All client information is held to the highest standards of confidentiality

It is understood and agreed that the below identified discloser of confidential information may provide certain personal information that is and must be kept confidential. To ensure the protection of such information, and to preserve any confidentiality necessary under patent and/or trade secret laws, it is agreed that;

  1. The Confidential Information to be disclosed can be described as and includes:

Personal information about the discloser. Private information about the discloser that may relate with public information that is found on a search of the discloser’s name. Personal information about the discloser’s background, legal status, employment status or any personal information that is about the discloser that has not already been disclosed publicly.
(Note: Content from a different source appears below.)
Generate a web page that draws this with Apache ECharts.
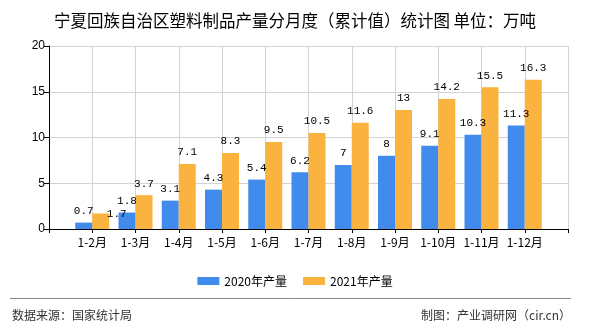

Invention description(s), technical and business information relating to proprietary ideas and inventions, ideas, patentable ideas, trade secrets, drawings and/or illustrations, patent searches, existing and/or contemplated products and services, research and development, production, costs, profit and margin information, finances and financial projections, customers, clients, marketing, and current or future business plans and models, regardless of whether such information is designated as “Confidential Information” at the time of its disclosure.

  1. The Recipient shall limit disclosure of Confidential Information within its own organization to its directors, officers, partners, members, employees and/or independent contractors (collectively referred to as “affiliates”) having a need to know. The Recipient and affiliates will not disclose the confidential information obtained from the discloser unless required to do so by law.
  2. This Agreement imposes no obligation upon Recipient with respect to any Confidential Information (a) that was in Recipient’s possession before receipt from Discloser; (b) is or becomes a matter of public knowledge through no fault of Recipient; (c) is rightfully received by Recipient from a third party not owing a duty of confidentiality to the Discloser; (d) is disclosed without a duty of confidentiality to a third party by, or with the authorization of Discloser; or (e) is independently derived by Recipient.
  3. This Agreement states the entire agreement between the parties concerning the disclosure of Confidential Information. Any addition or modification to this Agreement must be made in writing and signed by the parties.
  4. If any of the provisions of this Agreement are found to be unenforceable, the remainder shall be enforced as fully as possible and the unenforceable provision(s) shall be deemed modified to the limited extent required to permit enforcement of the Agreement as a whole.

WHEREFORE, the parties acknowledge that they have read and understand this Agreement and voluntarily accept the duties and obligations set forth herein.